EXERCISE INSTRUCTIONS: Leaving out all pictures, reproduce the entries below exactly, from the first line through the line that contains "ax = fig.add_axes([85".

Rows from a dataset of charts and code:

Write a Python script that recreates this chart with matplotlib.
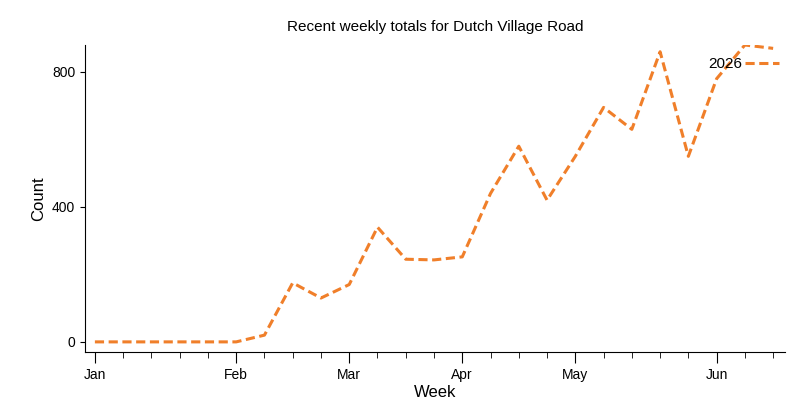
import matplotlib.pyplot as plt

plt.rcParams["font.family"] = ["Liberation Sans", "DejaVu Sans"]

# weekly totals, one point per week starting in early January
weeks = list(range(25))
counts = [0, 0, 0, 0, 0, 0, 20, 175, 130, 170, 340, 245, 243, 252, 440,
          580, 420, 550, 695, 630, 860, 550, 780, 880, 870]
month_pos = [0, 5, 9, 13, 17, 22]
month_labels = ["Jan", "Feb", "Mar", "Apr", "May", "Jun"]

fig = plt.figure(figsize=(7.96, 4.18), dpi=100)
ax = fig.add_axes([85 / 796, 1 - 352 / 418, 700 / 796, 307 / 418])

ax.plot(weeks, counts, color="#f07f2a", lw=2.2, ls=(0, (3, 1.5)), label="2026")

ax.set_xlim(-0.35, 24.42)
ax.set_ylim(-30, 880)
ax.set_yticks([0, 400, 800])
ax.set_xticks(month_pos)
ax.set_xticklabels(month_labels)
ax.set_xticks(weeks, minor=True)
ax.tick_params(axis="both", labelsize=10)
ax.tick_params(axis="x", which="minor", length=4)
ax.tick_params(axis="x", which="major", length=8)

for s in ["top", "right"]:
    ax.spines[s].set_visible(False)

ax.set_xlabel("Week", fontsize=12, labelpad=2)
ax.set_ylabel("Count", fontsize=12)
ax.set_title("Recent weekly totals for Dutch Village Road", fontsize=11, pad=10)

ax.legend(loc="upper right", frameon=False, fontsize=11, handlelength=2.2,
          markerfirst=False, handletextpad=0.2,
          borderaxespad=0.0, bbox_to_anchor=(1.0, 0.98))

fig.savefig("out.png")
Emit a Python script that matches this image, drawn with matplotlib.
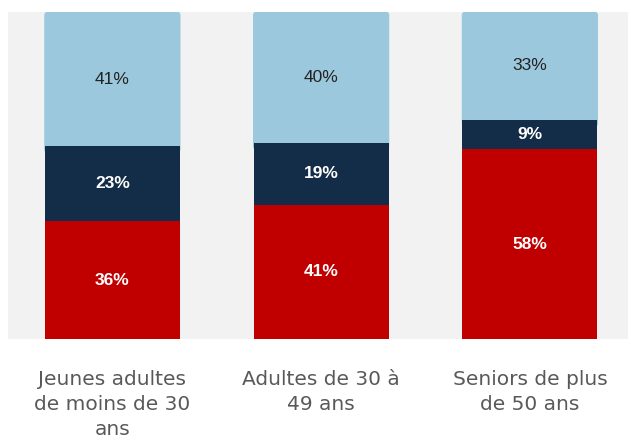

TASK RESPONSE:
Write a Python script that recreates this chart with matplotlib.
import matplotlib.pyplot as plt

plt.rcParams["font.family"] = ["Liberation Sans", "DejaVu Sans"]

# weekly totals, one point per week starting in early January
weeks = list(range(25))
counts = [0, 0, 0, 0, 0, 0, 20, 175, 130, 170, 340, 245, 243, 252, 440,
          580, 420, 550, 695, 630, 860, 550, 780, 880, 870]
month_pos = [0, 5, 9, 13, 17, 22]
month_labels = ["Jan", "Feb", "Mar", "Apr", "May", "Jun"]

fig = plt.figure(figsize=(7.96, 4.18), dpi=100)
ax = fig.add_axes([85 / 796, 1 - 352 / 418, 700 / 796, 307 / 418])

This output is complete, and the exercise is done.